### Instructions for the task
Set down exactly the lines of the listing below, please, beginning with the first and ending with the line that holds "const fmt = (v: number)".

### Data excerpts
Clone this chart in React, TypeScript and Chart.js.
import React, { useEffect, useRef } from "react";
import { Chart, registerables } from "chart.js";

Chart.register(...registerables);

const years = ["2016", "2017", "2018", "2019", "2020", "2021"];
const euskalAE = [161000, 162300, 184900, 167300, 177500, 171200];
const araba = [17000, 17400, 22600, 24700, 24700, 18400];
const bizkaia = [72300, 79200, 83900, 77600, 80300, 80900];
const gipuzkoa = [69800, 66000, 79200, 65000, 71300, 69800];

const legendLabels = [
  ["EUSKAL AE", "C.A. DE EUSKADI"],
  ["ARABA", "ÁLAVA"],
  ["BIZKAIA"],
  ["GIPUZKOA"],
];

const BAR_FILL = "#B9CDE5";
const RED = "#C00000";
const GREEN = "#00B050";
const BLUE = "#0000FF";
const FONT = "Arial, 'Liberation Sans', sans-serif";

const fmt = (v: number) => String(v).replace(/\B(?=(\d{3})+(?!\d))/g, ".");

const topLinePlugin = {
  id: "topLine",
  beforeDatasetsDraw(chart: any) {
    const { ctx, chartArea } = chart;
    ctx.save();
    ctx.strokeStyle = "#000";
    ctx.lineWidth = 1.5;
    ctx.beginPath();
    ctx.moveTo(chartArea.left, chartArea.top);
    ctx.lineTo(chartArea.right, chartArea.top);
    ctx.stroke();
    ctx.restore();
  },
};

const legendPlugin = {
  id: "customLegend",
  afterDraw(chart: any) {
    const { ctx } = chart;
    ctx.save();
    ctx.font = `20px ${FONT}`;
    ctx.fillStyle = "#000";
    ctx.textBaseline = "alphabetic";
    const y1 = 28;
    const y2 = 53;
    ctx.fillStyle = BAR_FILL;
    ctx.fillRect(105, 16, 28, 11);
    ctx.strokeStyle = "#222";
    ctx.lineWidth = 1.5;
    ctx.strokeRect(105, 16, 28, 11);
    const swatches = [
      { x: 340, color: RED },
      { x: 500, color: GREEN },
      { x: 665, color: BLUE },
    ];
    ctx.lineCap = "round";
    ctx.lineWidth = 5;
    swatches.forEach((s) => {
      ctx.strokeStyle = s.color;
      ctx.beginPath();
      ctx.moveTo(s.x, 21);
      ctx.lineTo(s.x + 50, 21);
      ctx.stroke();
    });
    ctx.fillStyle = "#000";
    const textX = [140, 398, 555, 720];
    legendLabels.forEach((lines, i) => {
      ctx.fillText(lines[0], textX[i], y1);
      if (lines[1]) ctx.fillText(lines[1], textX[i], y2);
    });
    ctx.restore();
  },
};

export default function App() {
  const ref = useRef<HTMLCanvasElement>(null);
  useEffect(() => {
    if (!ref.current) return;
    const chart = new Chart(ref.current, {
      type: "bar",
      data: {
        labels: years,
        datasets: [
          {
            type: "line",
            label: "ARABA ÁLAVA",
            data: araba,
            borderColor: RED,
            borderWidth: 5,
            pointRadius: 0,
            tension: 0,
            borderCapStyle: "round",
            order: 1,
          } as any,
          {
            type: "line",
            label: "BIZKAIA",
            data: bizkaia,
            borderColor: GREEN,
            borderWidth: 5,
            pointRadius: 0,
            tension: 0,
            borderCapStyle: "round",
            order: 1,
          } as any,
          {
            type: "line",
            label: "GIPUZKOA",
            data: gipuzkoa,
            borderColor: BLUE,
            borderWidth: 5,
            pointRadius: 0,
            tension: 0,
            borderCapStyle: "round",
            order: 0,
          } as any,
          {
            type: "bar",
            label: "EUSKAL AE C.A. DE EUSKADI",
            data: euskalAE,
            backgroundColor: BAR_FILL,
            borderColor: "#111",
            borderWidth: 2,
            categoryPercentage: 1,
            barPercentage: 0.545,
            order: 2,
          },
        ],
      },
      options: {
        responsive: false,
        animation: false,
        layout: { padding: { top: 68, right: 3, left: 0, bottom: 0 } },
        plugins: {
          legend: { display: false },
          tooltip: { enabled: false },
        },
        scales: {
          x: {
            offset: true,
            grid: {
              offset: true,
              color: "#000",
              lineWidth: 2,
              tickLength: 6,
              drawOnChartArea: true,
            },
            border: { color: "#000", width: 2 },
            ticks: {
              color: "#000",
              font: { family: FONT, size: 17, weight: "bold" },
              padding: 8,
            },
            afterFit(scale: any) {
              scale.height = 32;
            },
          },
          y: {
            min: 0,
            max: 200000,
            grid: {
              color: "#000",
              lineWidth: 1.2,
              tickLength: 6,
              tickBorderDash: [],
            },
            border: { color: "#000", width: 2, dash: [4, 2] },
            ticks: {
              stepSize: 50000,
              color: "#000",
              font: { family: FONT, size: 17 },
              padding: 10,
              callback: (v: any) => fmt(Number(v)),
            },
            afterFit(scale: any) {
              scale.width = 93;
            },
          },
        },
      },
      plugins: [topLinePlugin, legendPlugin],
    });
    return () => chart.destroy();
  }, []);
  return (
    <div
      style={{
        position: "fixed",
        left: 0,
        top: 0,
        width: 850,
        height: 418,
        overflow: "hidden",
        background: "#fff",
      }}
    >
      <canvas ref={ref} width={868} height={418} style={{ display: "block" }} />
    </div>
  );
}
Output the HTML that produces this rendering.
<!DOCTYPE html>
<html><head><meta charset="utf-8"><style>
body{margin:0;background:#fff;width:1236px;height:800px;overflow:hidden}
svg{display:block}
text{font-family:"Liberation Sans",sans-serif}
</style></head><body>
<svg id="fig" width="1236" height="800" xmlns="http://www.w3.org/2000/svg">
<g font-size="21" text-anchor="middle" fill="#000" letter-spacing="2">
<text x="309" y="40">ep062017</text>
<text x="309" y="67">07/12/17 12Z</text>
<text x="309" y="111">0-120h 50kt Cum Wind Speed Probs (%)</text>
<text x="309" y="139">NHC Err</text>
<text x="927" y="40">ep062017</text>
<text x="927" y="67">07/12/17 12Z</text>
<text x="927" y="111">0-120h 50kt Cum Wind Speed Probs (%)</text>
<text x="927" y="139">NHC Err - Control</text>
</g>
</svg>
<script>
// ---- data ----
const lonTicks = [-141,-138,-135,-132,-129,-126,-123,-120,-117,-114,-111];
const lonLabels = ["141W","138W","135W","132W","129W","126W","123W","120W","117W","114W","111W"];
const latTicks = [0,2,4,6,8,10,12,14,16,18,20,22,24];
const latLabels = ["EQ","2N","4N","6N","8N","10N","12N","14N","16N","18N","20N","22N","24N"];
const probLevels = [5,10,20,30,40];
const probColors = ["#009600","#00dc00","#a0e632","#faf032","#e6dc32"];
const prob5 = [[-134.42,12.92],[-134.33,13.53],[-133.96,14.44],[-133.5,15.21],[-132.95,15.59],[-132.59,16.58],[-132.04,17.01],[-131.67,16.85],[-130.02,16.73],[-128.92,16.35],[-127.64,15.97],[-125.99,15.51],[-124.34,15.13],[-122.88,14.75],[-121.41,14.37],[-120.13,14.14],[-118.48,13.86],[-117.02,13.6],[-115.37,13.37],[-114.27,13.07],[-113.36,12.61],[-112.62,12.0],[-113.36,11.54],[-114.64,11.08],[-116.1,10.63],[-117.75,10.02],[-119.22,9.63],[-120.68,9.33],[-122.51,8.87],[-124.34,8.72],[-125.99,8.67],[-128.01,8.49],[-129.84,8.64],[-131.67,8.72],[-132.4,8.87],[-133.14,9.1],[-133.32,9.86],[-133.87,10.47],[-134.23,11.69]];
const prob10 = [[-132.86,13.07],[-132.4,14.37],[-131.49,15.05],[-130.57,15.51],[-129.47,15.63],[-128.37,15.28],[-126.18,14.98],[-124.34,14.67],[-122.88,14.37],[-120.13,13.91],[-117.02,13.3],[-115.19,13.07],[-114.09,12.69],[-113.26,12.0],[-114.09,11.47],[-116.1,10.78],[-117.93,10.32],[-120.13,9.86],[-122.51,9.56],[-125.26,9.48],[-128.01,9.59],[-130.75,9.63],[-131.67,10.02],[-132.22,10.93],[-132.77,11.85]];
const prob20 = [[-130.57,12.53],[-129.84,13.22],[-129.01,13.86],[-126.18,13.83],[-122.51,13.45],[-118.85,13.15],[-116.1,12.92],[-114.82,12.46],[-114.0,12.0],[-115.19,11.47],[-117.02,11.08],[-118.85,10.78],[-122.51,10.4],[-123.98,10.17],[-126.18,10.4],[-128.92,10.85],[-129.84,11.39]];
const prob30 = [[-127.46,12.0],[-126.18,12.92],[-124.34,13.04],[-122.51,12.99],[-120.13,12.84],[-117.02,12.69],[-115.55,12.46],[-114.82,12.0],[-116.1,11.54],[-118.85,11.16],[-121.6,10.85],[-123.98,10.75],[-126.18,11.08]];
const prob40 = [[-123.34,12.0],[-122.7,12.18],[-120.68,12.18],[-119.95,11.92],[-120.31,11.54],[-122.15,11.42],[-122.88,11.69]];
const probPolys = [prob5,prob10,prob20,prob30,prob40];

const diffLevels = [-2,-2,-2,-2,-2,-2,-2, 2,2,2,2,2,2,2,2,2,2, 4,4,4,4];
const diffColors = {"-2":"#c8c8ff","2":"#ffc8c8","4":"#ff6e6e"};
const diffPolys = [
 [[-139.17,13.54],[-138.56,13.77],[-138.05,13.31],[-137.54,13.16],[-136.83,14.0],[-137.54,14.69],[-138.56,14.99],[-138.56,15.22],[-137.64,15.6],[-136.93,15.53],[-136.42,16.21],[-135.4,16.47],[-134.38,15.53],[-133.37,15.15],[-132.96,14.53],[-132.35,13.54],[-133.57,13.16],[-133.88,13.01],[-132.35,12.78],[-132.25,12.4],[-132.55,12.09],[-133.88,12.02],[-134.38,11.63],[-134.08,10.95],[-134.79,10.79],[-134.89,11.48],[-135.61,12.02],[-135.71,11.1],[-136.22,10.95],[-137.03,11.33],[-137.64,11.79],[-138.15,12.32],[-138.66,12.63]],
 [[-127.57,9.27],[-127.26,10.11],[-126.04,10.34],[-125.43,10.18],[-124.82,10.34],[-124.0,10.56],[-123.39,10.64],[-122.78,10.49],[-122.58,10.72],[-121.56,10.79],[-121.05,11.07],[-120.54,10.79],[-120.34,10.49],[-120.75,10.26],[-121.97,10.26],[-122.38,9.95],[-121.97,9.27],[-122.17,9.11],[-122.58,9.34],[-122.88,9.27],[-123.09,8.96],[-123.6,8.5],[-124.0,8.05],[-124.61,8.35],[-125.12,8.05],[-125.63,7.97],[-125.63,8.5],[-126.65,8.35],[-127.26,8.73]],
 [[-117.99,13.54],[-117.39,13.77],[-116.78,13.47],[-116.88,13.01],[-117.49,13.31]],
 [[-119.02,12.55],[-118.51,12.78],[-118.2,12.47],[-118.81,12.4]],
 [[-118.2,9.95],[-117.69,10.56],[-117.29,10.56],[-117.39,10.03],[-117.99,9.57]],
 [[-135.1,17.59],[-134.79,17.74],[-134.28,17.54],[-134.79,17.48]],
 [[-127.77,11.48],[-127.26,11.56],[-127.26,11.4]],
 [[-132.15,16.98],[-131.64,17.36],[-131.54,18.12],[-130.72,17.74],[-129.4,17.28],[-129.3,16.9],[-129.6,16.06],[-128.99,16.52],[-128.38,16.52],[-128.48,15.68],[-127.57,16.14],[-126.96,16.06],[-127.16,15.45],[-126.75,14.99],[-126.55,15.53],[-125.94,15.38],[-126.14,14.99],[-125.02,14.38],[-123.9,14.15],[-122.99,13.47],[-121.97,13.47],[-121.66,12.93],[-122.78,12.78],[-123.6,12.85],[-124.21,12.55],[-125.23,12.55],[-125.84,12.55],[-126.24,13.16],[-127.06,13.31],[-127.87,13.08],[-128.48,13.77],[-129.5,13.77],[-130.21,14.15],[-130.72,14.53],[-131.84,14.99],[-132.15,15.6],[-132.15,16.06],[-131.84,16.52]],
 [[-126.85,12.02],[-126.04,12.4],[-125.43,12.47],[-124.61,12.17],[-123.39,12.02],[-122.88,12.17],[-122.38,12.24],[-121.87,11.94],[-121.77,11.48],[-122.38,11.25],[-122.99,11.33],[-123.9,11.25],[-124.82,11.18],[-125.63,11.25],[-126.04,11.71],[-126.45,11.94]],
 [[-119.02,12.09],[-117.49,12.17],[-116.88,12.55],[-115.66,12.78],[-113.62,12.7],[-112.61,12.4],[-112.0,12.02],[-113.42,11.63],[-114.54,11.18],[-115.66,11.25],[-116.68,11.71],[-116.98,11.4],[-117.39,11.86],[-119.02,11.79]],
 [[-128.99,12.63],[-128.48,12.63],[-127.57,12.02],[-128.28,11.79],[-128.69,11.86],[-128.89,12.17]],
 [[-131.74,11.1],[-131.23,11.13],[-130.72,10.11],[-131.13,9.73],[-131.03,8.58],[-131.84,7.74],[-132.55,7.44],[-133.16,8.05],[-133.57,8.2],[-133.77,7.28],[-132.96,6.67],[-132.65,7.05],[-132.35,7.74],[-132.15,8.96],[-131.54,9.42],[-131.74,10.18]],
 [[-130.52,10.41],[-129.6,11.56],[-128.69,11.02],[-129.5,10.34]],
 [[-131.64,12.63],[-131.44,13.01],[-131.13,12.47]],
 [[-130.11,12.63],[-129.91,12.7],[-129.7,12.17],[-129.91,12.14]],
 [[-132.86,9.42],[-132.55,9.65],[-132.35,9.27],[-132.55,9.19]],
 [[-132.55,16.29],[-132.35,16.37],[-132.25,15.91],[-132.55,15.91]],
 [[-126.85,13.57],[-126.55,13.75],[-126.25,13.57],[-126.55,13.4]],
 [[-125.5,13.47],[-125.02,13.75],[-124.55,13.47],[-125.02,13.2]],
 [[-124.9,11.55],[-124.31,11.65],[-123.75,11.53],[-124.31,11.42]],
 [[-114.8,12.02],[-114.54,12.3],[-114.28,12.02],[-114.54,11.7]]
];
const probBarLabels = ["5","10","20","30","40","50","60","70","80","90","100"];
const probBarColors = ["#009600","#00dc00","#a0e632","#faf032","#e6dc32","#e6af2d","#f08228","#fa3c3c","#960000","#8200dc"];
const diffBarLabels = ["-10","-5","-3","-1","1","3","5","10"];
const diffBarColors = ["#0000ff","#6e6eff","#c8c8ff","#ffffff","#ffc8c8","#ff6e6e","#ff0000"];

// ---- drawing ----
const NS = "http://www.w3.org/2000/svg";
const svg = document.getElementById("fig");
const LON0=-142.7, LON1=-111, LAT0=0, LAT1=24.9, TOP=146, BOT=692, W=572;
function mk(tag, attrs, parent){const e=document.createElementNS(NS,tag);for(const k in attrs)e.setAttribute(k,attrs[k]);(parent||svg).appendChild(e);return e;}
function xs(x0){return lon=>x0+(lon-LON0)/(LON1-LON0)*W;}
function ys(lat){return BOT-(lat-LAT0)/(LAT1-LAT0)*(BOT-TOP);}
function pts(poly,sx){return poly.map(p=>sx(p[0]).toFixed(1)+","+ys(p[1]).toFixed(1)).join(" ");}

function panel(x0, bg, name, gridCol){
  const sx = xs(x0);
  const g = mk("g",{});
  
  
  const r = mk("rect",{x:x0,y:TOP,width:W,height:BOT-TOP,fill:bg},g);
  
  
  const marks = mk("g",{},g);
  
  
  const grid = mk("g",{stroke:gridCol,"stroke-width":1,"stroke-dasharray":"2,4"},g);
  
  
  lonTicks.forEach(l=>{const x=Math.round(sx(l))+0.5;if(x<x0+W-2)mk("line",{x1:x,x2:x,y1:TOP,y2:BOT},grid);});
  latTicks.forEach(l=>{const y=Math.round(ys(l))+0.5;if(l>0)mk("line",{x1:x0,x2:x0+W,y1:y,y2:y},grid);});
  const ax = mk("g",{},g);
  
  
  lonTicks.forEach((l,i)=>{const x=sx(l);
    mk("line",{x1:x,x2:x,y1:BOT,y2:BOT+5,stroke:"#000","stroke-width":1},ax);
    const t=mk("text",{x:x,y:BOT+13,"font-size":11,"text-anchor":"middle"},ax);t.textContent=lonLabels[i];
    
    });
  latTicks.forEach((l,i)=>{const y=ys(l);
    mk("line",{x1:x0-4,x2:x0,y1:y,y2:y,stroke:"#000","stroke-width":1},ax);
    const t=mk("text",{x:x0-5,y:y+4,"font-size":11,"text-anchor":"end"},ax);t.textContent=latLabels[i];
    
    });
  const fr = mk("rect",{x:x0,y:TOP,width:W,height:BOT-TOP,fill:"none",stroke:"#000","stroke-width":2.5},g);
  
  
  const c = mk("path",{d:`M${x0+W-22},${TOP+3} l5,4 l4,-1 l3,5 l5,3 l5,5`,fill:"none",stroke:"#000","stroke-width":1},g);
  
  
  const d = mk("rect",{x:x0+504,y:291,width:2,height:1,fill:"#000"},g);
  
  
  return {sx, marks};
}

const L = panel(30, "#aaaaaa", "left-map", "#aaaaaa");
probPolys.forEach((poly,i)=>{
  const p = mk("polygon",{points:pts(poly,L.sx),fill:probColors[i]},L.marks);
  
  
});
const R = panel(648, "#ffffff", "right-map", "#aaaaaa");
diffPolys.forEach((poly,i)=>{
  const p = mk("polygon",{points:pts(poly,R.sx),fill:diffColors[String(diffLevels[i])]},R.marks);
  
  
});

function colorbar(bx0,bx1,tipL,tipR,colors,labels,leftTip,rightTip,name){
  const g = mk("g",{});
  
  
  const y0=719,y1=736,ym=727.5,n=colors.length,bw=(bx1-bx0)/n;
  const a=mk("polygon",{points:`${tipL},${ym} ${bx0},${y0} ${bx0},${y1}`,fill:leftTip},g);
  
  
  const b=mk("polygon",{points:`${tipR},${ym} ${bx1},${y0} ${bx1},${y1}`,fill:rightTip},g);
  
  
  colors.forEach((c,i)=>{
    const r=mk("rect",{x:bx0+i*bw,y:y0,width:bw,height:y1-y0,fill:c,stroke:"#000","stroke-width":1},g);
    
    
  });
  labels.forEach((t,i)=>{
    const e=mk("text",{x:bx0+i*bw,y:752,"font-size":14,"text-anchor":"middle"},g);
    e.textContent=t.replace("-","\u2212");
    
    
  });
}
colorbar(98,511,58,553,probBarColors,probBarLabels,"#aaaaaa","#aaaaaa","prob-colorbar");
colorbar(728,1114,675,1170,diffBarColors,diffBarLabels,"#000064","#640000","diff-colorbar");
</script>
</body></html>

### Exercise answer
Clone this chart in React, TypeScript and Chart.js.
import React, { useEffect, useRef } from "react";
import { Chart, registerables } from "chart.js";

Chart.register(...registerables);

const years = ["2016", "2017", "2018", "2019", "2020", "2021"];
const euskalAE = [161000, 162300, 184900, 167300, 177500, 171200];
const araba = [17000, 17400, 22600, 24700, 24700, 18400];
const bizkaia = [72300, 79200, 83900, 77600, 80300, 80900];
const gipuzkoa = [69800, 66000, 79200, 65000, 71300, 69800];

const legendLabels = [
  ["EUSKAL AE", "C.A. DE EUSKADI"],
  ["ARABA", "ÁLAVA"],
  ["BIZKAIA"],
  ["GIPUZKOA"],
];

const BAR_FILL = "#B9CDE5";
const RED = "#C00000";
const GREEN = "#00B050";
const BLUE = "#0000FF";
const FONT = "Arial, 'Liberation Sans', sans-serif";

const fmt = (v: number) => String(v).replace(/\B(?=(\d{3})+(?!\d))/g, ".");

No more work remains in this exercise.